One day, I lingered and asked, "Did your mother tell you that when you were young?" My grandmother died when I was a baby, and I didn't know much about her.

She looked off into the distance, puzzled. Then her brow cleared. "Why yes, yes she did. And so I grew up and got a nice home and a nice little girl of my own."

Some years later she offered me more words of wisdom, right before my first date as a teenager. "Don't let boys touch your titties," she said.

I didn't followed her advice that time, either.

*Caverns

CATEGORY: memoir
AUTHOR LAMENT: All resemblance to my pubic bone and to the main character's is long gone.

Daily, at 10 am sharp, a girl with hair to the waist and skirt to the pubic bone left her no-window office in the basement of San Francisco's City Hall, circa 1970. She carried several half pieces of paper. Though she realized the papers were not documents with the significance for mankind as Hammurabi's code, or The Magna Carta, they were important to her and the city she loved. She and her gingerly held cargo would visit secret rooms well hidden from the public in the cavernous hallways within the vast building. With a look cultivated as professional, she would offer the papers, called 'requisitions' to ancient men who leered at her. Her job was to obtain their signatures. Her personal mission was to do so with as short a leering window as possible. Timing each station made her feel scientific about the whole thing.

It was a tricky business. The signatures needed to fall like dominoes, but not in the sequence on the paper itself. No, the girl had to commit the exact order to memory. Luckily, she had recently graduated from college.

It usually went without a hitch. Lately, however, the girl noted the men were frowning at her, no longer leering. Was her skirt too long today? Did she have a hickey from this morning's pre-work meeting with her boyfriend? No, they were frowning at the papers, not at her. She had to wait while each man picked up the telephone and shouted into it. "What is this 'black argot' shit?"

Every time a new job was created in any city department - bus driver, health clinic worker, court clerk, museum janitor, etc - a requisition was generated. The reason for the vacancy didn't matter. Maybe someone quit or died or was fired. A department's budget might have been increased for several new jobs. Whatever the reason, a new requisition had to be created in the basement, before anyone could be hired.

Then it was hand carried for approval around the building. And lately, the girl noted that more and more requisitions bore not only the name of the job, but the words "Position must be filled by person able to speak Black Argot." The Signature Men didn't like the trend. It took a long time for them to commit their authorization to paper, now. The girl also had a new, final stop added: she walked up the same gorgeous marble steps Dirty Harry did when he wanted to see the Mayor.
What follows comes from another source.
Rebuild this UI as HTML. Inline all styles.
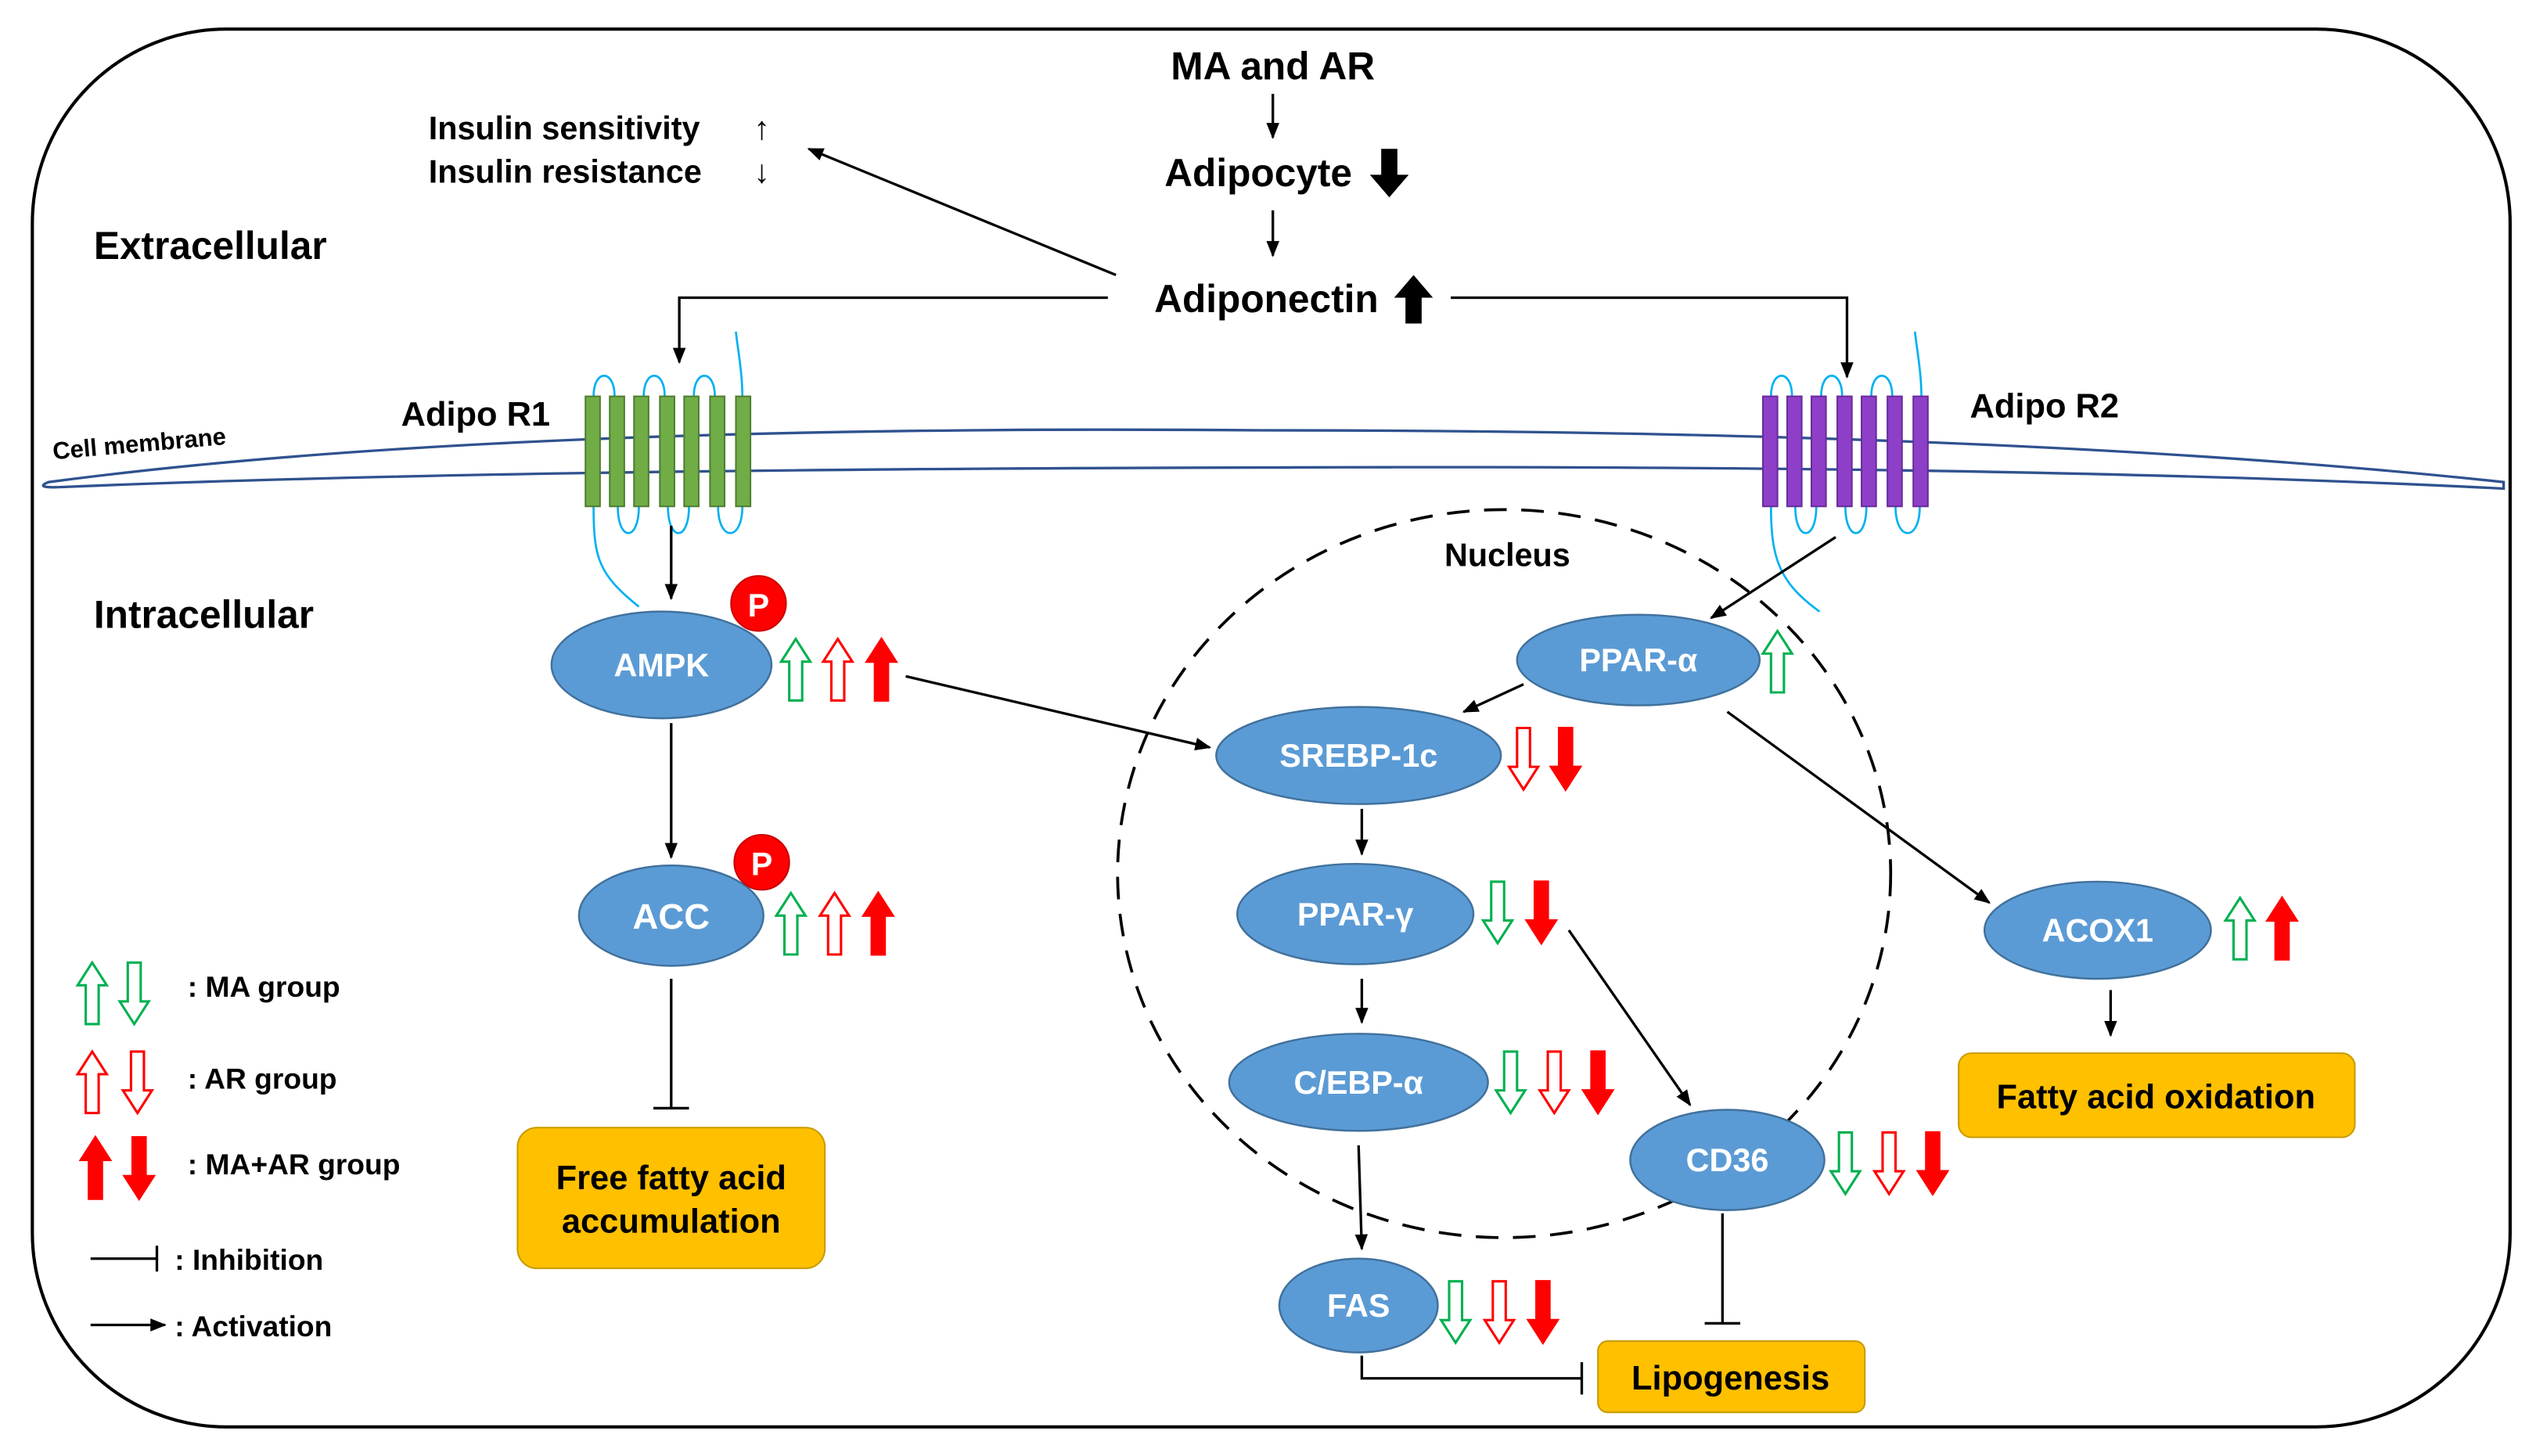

The Mayor didn't mind seeing the girl, though he never leered, but he did want to see those Black Argot requisitions. The paper size was increased, to leave room for a large, flowery Mayoral signature.

Soon, the ancient men began to disappear, replaced by younger men and women who spoke black argot and leered at each other. Eventually they were out too, and gay men who wouldn't leer at pretty girls took over the caverns.

I'm not sure who's leering at whom now, because I moved on.